AIM – Make an exact copy of the data below, leaving out every picture.

SUPPLIED MATERIAL –
= = = =
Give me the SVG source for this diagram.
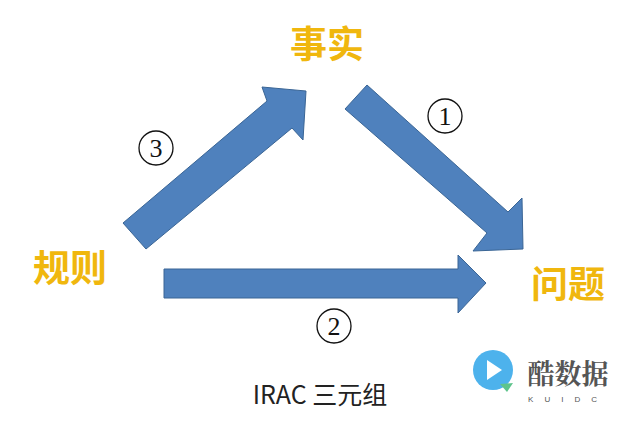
<svg xmlns="http://www.w3.org/2000/svg" width="640" height="422" viewBox="0 0 640 422">
<style>
.arr{fill:#4f81bd;stroke:#3a6595;stroke-width:1}
.lbl{font-family:"Noto Sans CJK SC",sans-serif;font-size:37px;font-weight:bold;fill:#f0b70e;text-anchor:middle}
.ring{fill:none;stroke:#111;stroke-width:1.3}
.num{font-family:"Liberation Serif",serif;font-size:26px;fill:#111;text-anchor:middle}
</style>
<rect width="640" height="422" fill="#fff"/>
<g id="connectors">
<polygon class="arr" points="123,223 267,101 262,87 306,91 303,140 292,128 146,249"/>
<polygon class="arr" points="367,85 508,212 522,198 523,249 473,251 487,233 345,109"/>
<polygon class="arr" points="164,269 458,269 458,255 486,283 458,313 458,298 164,298"/>
</g>
<g id="n-fact"><text class="lbl" x="327" y="58">事实</text></g>
<g id="n-rule"><text class="lbl" x="70" y="282">规则</text></g>
<g id="n-issue"><text class="lbl" x="568" y="298">问题</text></g>
<g id="labels">
<circle class="ring" cx="445" cy="116" r="17"/><text class="num" x="445" y="125">1</text>
<circle class="ring" cx="156" cy="148" r="17"/><text class="num" x="156" y="157">3</text>
<circle class="ring" cx="334" cy="326" r="17"/><text class="num" x="334" y="335">2</text>
<text x="320" y="404" font-family="Noto Sans CJK SC,sans-serif" font-size="25" fill="#222" text-anchor="middle">IRAC 三元组</text>
</g>
<g id="watermark">
<circle cx="493" cy="370" r="20" fill="#4db2ec"/>
<polygon points="487,360 502,370 487,380" fill="#fff"/>
<polygon points="500,384 513,383 507,392" fill="#5ec48c"/>
<text x="568" y="384" font-family="Noto Serif CJK SC,Noto Sans CJK SC,serif" font-weight="bold" font-size="27" fill="#555" text-anchor="middle">酷数据</text>
<text x="568" y="402" font-family="Liberation Sans,sans-serif" font-size="8" fill="#555" text-anchor="middle" letter-spacing="11">KUIDC</text>
</g>
</svg>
= = = =
EXERCISE RESULT –
Give me the SVG source for this diagram.
<svg xmlns="http://www.w3.org/2000/svg" width="640" height="422" viewBox="0 0 640 422">
<style>
.arr{fill:#4f81bd;stroke:#3a6595;stroke-width:1}
.lbl{font-family:"Noto Sans CJK SC",sans-serif;font-size:37px;font-weight:bold;fill:#f0b70e;text-anchor:middle}
.ring{fill:none;stroke:#111;stroke-width:1.3}
.num{font-family:"Liberation Serif",serif;font-size:26px;fill:#111;text-anchor:middle}
</style>
<rect width="640" height="422" fill="#fff"/>
<g id="connectors">
<polygon class="arr" points="123,223 267,101 262,87 306,91 303,140 292,128 146,249"/>
<polygon class="arr" points="367,85 508,212 522,198 523,249 473,251 487,233 345,109"/>
<polygon class="arr" points="164,269 458,269 458,255 486,283 458,313 458,298 164,298"/>
</g>
<g id="n-fact"><text class="lbl" x="327" y="58">事实</text></g>
<g id="n-rule"><text class="lbl" x="70" y="282">规则</text></g>
<g id="n-issue"><text class="lbl" x="568" y="298">问题</text></g>
<g id="labels">
<circle class="ring" cx="445" cy="116" r="17"/><text class="num" x="445" y="125">1</text>
<circle class="ring" cx="156" cy="148" r="17"/><text class="num" x="156" y="157">3</text>
<circle class="ring" cx="334" cy="326" r="17"/><text class="num" x="334" y="335">2</text>
<text x="320" y="404" font-family="Noto Sans CJK SC,sans-serif" font-size="25" fill="#222" text-anchor="middle">IRAC 三元组</text>
</g>
<g id="watermark">
<circle cx="493" cy="370" r="20" fill="#4db2ec"/>
<polygon points="487,360 502,370 487,380" fill="#fff"/>
<polygon points="500,384 513,383 507,392" fill="#5ec48c"/>
<text x="568" y="384" font-family="Noto Serif CJK SC,Noto Sans CJK SC,serif" font-weight="bold" font-size="27" fill="#555" text-anchor="middle">酷数据</text>
<text x="568" y="402" font-family="Liberation Sans,sans-serif" font-size="8" fill="#555" text-anchor="middle" letter-spacing="11">KUIDC</text>
</g>
</svg>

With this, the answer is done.